Post office hours are from 8:30 A.M. to 4:00 P.M., Mon. through Fri. The main branch is in the Centro de Gobierno. You can also receive mail there, addressed to the poste restante or Lista de Correos.
Offices of the country's state owned telephone service, ANTEL, offer long distance telephone service, telegraph, telex, and fax services. The main office is in downtown San Salvador is located on the corner of calle Ruben Dario and 5a avenida sur. It is open from 6:00 A.M. to 10:00 P.M., Mon. through Sat.
The prolonged civil war has taken its toll on public telephone poles and equipment, but the service remains amazingly efficient. Direct long distance dialing is available to almost anywhere in the world.
As in most of the Central American countries, acquiring a private telephone line can be a hectic process that could easily take months. It is more expensive, but much faster to buy one from a private seller at around $300 each. Pay phones cost 10 centavos.
The currency in El Salvador is called the colon, which is expressed by a cent sign. before the amount. There are 100 centavos to one colon.

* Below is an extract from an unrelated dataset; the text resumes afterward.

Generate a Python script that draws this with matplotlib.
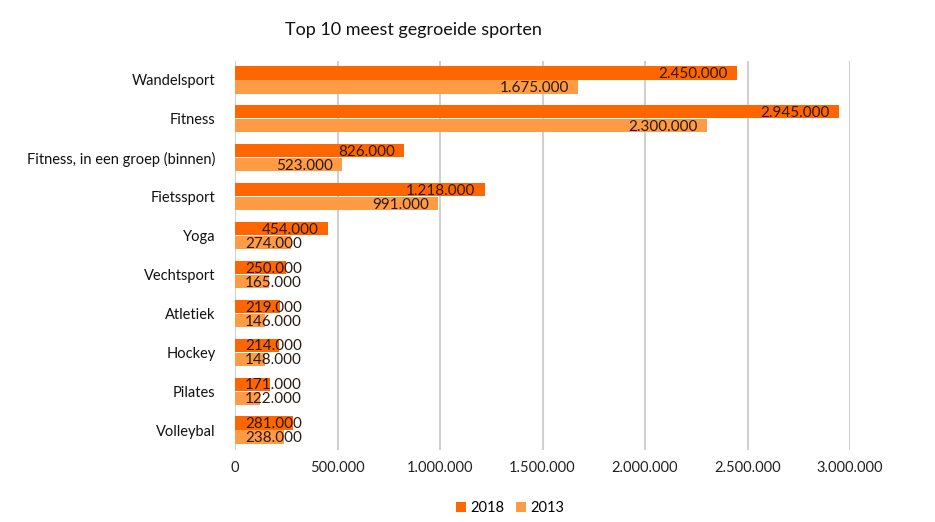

Coins are minted in 5, 10 25, 50, and 100.
Money can be changed at all banks and casas de cambio in downtown San Salvador's. It is also possible to change money at the airport, although better rates are available downtown. U.S. dollars are the most accepted currency, but banks will also exchange the currency of Guatemala, Honduras, Mexico, and some other Central American currencies.
Black market money changers operate outside the post office and sometimes the international bus terminals, at the same rate, or sometimes less than the banks.
The Banco Salvadoreno, a block from the tourist office, and the Banco Hipotecario on Plaza Barrios will both accept travelers checks. The latter will also give Visa and Master card advances at no additional fee.
Spanish is the official language of El Salvador, and the language of all business correspondence. English is widely understood in business, academic, and political circles only. Nahua, the native indian language of the Pipil tribe is only spoken in a few indian villages.